Roadtrip – Xaver Xylophon
Seen by Sofia Brugali

– So? What Are you waiting for?
– For something symphonic to happen…
– You can wait forever then… Normally you have to take matters into your own hands!

Mama Berlin, is a placid and charming wizard who bewitches her offspring with her spell: a perpetual and artificial murmur. Julius is one of her unuware victims, stucked in the stillness of the concrete. But his mind is awake, constantly dragged by a strong stream of thoughts that deprives him of sleep.
How to defeat insomnia and reach the world of dreams? How to stop letting life passing by and “finally start leaving”?
After going through the dangerous swamp of pretexts, where the hero learns that seemingly unfavorable situations can turn into opportunities, Julius’ quest for his lost sleep will end with a sweet lullaby singed by the rain. With a little help from his friends and a lot of willpower.

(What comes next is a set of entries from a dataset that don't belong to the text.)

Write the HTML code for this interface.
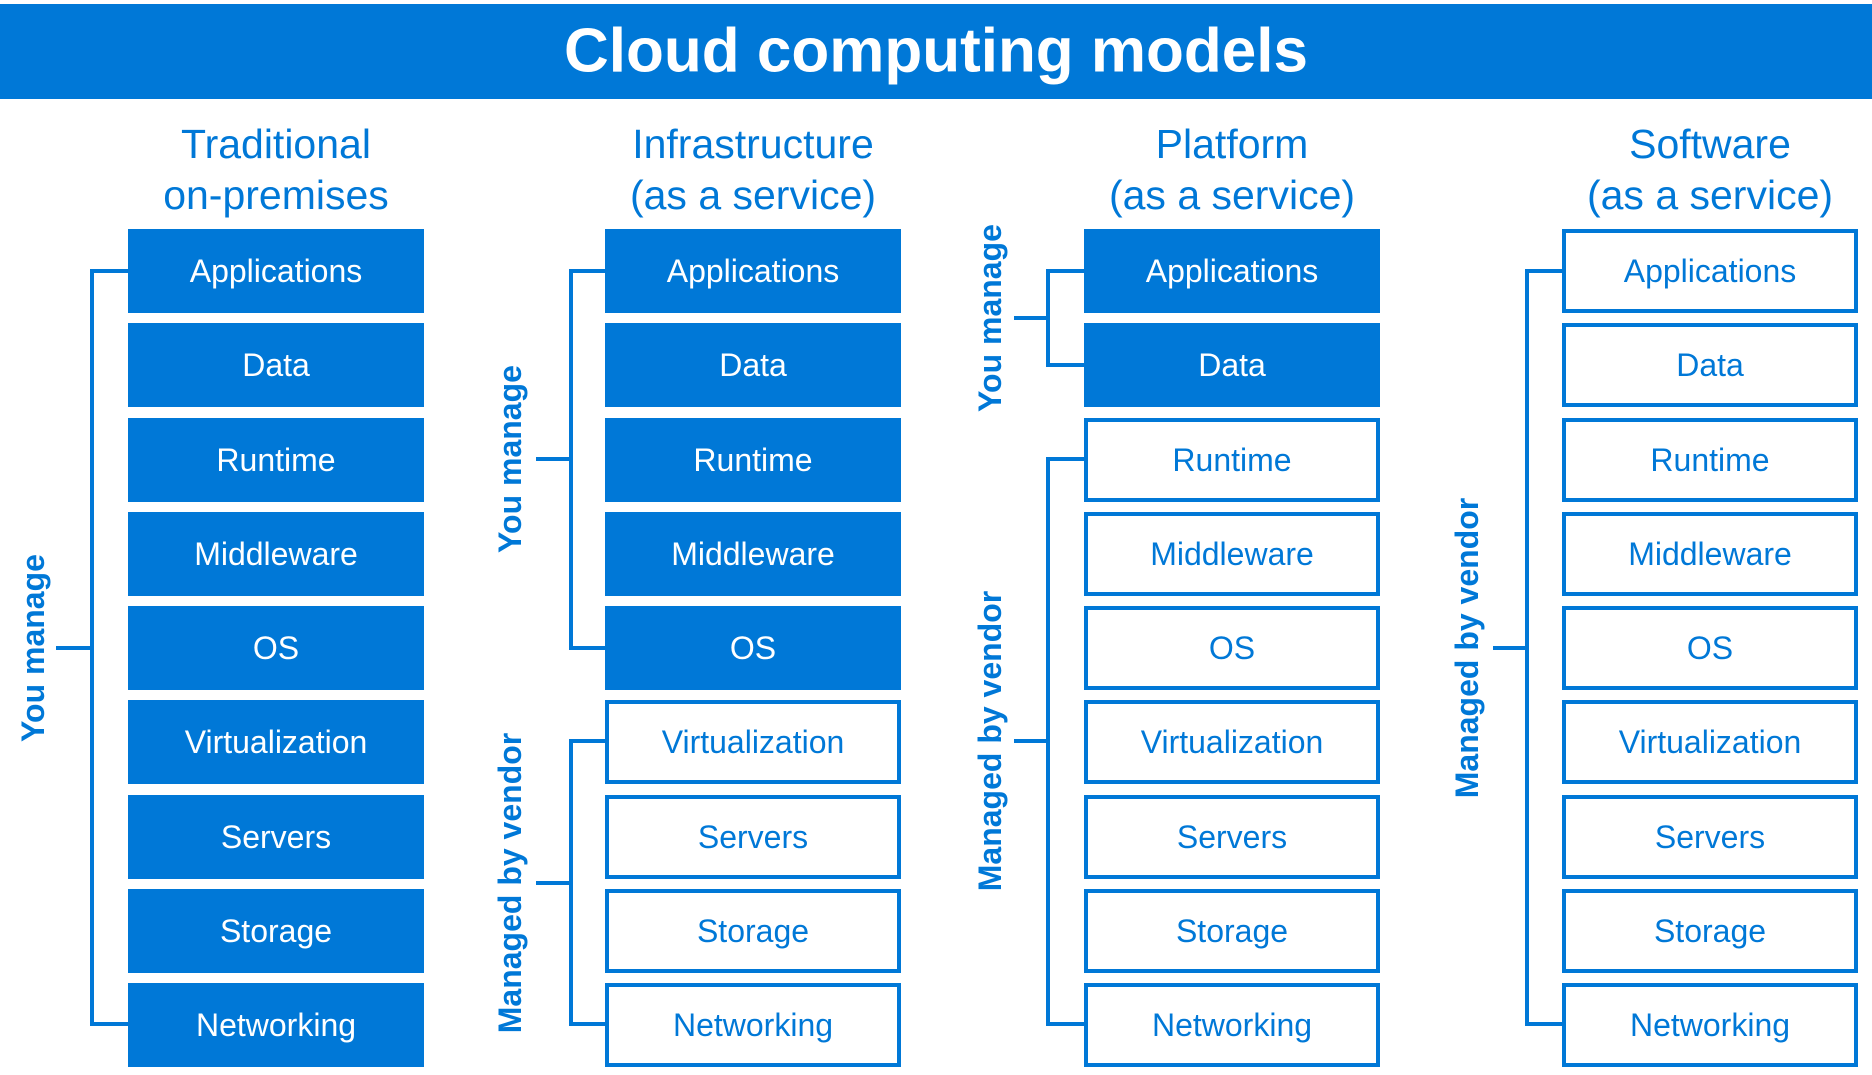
<!DOCTYPE html>
<html><head><meta charset="utf-8"><style>
html,body{margin:0;padding:0;background:#fff;}
svg{display:block;}
text{font-family:"Liberation Sans",Arial,sans-serif;}
.f{fill:#0078d7;}
.o{fill:#fff;stroke:#0078d7;stroke-width:4;}
.tf{fill:#fff;}
.to{fill:#0078d7;}
</style></head><body>
<svg width="1872" height="1075" viewBox="0 0 1872 1075" xmlns="http://www.w3.org/2000/svg">
<rect x="0" y="4" width="1872" height="95" fill="#0078d7"/>
<text x="936" y="51" fill="#fff" font-size="62" font-weight="bold" text-anchor="middle" dominant-baseline="central">Cloud computing models</text>
<g fill="#0078d7" font-size="41" text-anchor="middle" dominant-baseline="central">
<text x="276" y="144">Traditional</text><text x="276" y="195">on-premises</text>
<text x="753" y="144">Infrastructure</text><text x="753" y="195">(as a service)</text>
<text x="1232" y="144">Platform</text><text x="1232" y="195">(as a service)</text>
<text x="1710" y="144">Software</text><text x="1710" y="195">(as a service)</text>
</g>
<g font-size="32" text-anchor="middle" dominant-baseline="central">
<!-- column 1: all filled -->
<g transform="translate(128,0)">
<rect class="f" x="0" y="229" width="296" height="84"/><text class="tf" x="148" y="271">Applications</text>
<rect class="f" x="0" y="323" width="296" height="84"/><text class="tf" x="148" y="365">Data</text>
<rect class="f" x="0" y="418" width="296" height="84"/><text class="tf" x="148" y="460">Runtime</text>
<rect class="f" x="0" y="512" width="296" height="84"/><text class="tf" x="148" y="554">Middleware</text>
<rect class="f" x="0" y="606" width="296" height="84"/><text class="tf" x="148" y="648">OS</text>
<rect class="f" x="0" y="700" width="296" height="84"/><text class="tf" x="148" y="742">Virtualization</text>
<rect class="f" x="0" y="795" width="296" height="84"/><text class="tf" x="148" y="837">Servers</text>
<rect class="f" x="0" y="889" width="296" height="84"/><text class="tf" x="148" y="931">Storage</text>
<rect class="f" x="0" y="983" width="296" height="84"/><text class="tf" x="148" y="1025">Networking</text>
</g>
<!-- column 2: 5 filled -->
<g transform="translate(605,0)">
<rect class="f" x="0" y="229" width="296" height="84"/><text class="tf" x="148" y="271">Applications</text>
<rect class="f" x="0" y="323" width="296" height="84"/><text class="tf" x="148" y="365">Data</text>
<rect class="f" x="0" y="418" width="296" height="84"/><text class="tf" x="148" y="460">Runtime</text>
<rect class="f" x="0" y="512" width="296" height="84"/><text class="tf" x="148" y="554">Middleware</text>
<rect class="f" x="0" y="606" width="296" height="84"/><text class="tf" x="148" y="648">OS</text>
<rect class="o" x="2" y="702" width="292" height="80"/><text class="to" x="148" y="742">Virtualization</text>
<rect class="o" x="2" y="797" width="292" height="80"/><text class="to" x="148" y="837">Servers</text>
<rect class="o" x="2" y="891" width="292" height="80"/><text class="to" x="148" y="931">Storage</text>
<rect class="o" x="2" y="985" width="292" height="80"/><text class="to" x="148" y="1025">Networking</text>
</g>
<!-- column 3: 2 filled -->
<g transform="translate(1084,0)">
<rect class="f" x="0" y="229" width="296" height="84"/><text class="tf" x="148" y="271">Applications</text>
<rect class="f" x="0" y="323" width="296" height="84"/><text class="tf" x="148" y="365">Data</text>
<rect class="o" x="2" y="420" width="292" height="80"/><text class="to" x="148" y="460">Runtime</text>
<rect class="o" x="2" y="514" width="292" height="80"/><text class="to" x="148" y="554">Middleware</text>
<rect class="o" x="2" y="608" width="292" height="80"/><text class="to" x="148" y="648">OS</text>
<rect class="o" x="2" y="702" width="292" height="80"/><text class="to" x="148" y="742">Virtualization</text>
<rect class="o" x="2" y="797" width="292" height="80"/><text class="to" x="148" y="837">Servers</text>
<rect class="o" x="2" y="891" width="292" height="80"/><text class="to" x="148" y="931">Storage</text>
<rect class="o" x="2" y="985" width="292" height="80"/><text class="to" x="148" y="1025">Networking</text>
</g>
<!-- column 4: none filled -->
<g transform="translate(1562,0)">
<rect class="o" x="2" y="231" width="292" height="80"/><text class="to" x="148" y="271">Applications</text>
<rect class="o" x="2" y="325" width="292" height="80"/><text class="to" x="148" y="365">Data</text>
<rect class="o" x="2" y="420" width="292" height="80"/><text class="to" x="148" y="460">Runtime</text>
<rect class="o" x="2" y="514" width="292" height="80"/><text class="to" x="148" y="554">Middleware</text>
<rect class="o" x="2" y="608" width="292" height="80"/><text class="to" x="148" y="648">OS</text>
<rect class="o" x="2" y="702" width="292" height="80"/><text class="to" x="148" y="742">Virtualization</text>
<rect class="o" x="2" y="797" width="292" height="80"/><text class="to" x="148" y="837">Servers</text>
<rect class="o" x="2" y="891" width="292" height="80"/><text class="to" x="148" y="931">Storage</text>
<rect class="o" x="2" y="985" width="292" height="80"/><text class="to" x="148" y="1025">Networking</text>
</g>
</g>
<g stroke="#0078d7" stroke-width="4" fill="none">
<polyline points="128,271 92,271 92,1024 128,1024"/><line x1="56" y1="648" x2="92" y2="648"/>
<polyline points="605,271 571,271 571,648 605,648"/><line x1="536" y1="459" x2="571" y2="459"/>
<polyline points="605,741 571,741 571,1024 605,1024"/><line x1="536" y1="883" x2="571" y2="883"/>
<polyline points="1084,271 1048,271 1048,365 1084,365"/><line x1="1014" y1="318" x2="1048" y2="318"/>
<polyline points="1084,459 1048,459 1048,1024 1084,1024"/><line x1="1014" y1="741" x2="1048" y2="741"/>
<polyline points="1562,271 1527,271 1527,1024 1562,1024"/><line x1="1493" y1="648" x2="1527" y2="648"/>
</g>
<g fill="#0078d7" font-size="32" font-weight="bold" text-anchor="middle" dominant-baseline="central">
<text transform="translate(33,648) rotate(-90)">You manage</text>
<text transform="translate(510,459) rotate(-90)">You manage</text>
<text transform="translate(510,883) rotate(-90)">Managed by vendor</text>
<text transform="translate(990,318) rotate(-90)">You manage</text>
<text transform="translate(990,741) rotate(-90)">Managed by vendor</text>
<text transform="translate(1467,648) rotate(-90)">Managed by vendor</text>
</g>
</svg>
</body></html>
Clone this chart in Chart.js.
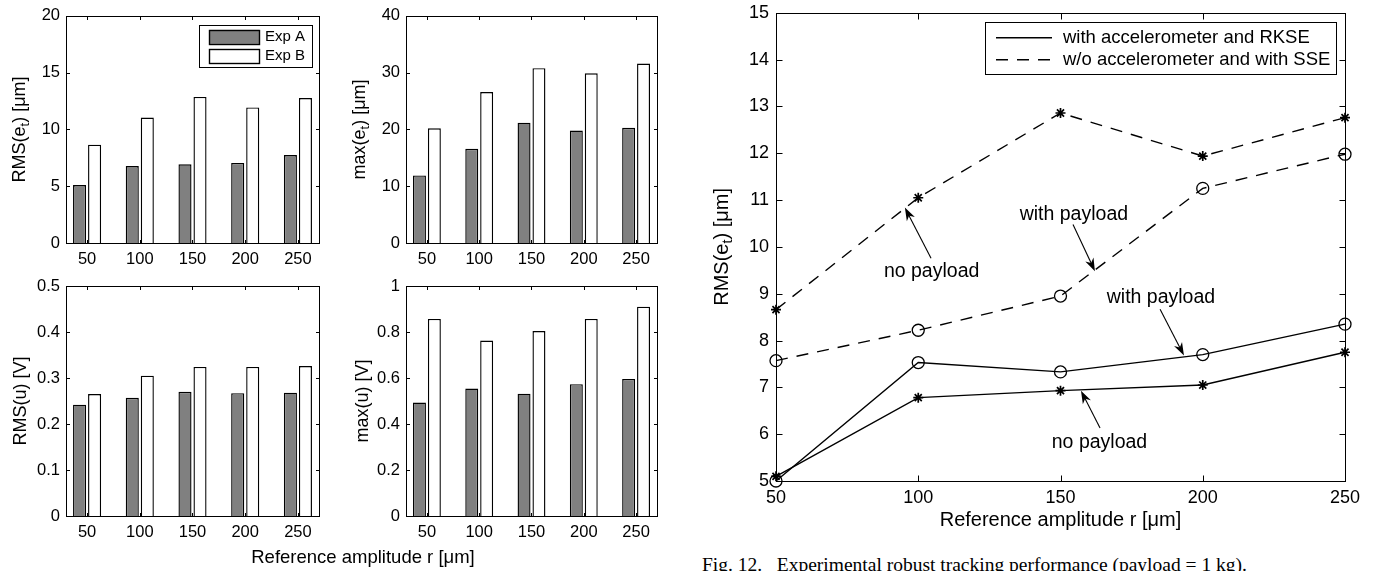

Pineapple Calamari – Kasia Nalewajka
Seen by Sofia Brugali

Pineapple Calamari is a short claymation, whose opposite features confuse both its spectators and its characters. Indeed, talelike situations and real emotions, comedy and tragedy, craziness and habits blend into a discordant harmony. Because of this antithetical power, the loss of balance becomes – literally and metaphorically – the primum movens of the plot, which evolves from a simple narration to a cause for reflection.
The horse Pineapple Calamari lives a happy routine with his two breeders and a crabby chicken, but their everyday life is twisted when one of the two women dies. Habits become a prison that anchor the livings to the past, while egoistically diminishing the value of present; normality turns out to be unknown.
Kasia Nalewajka manages to explore the human psyche and lightly shows how difficult it is to cope with absence, described in the movie in its permanent form: death.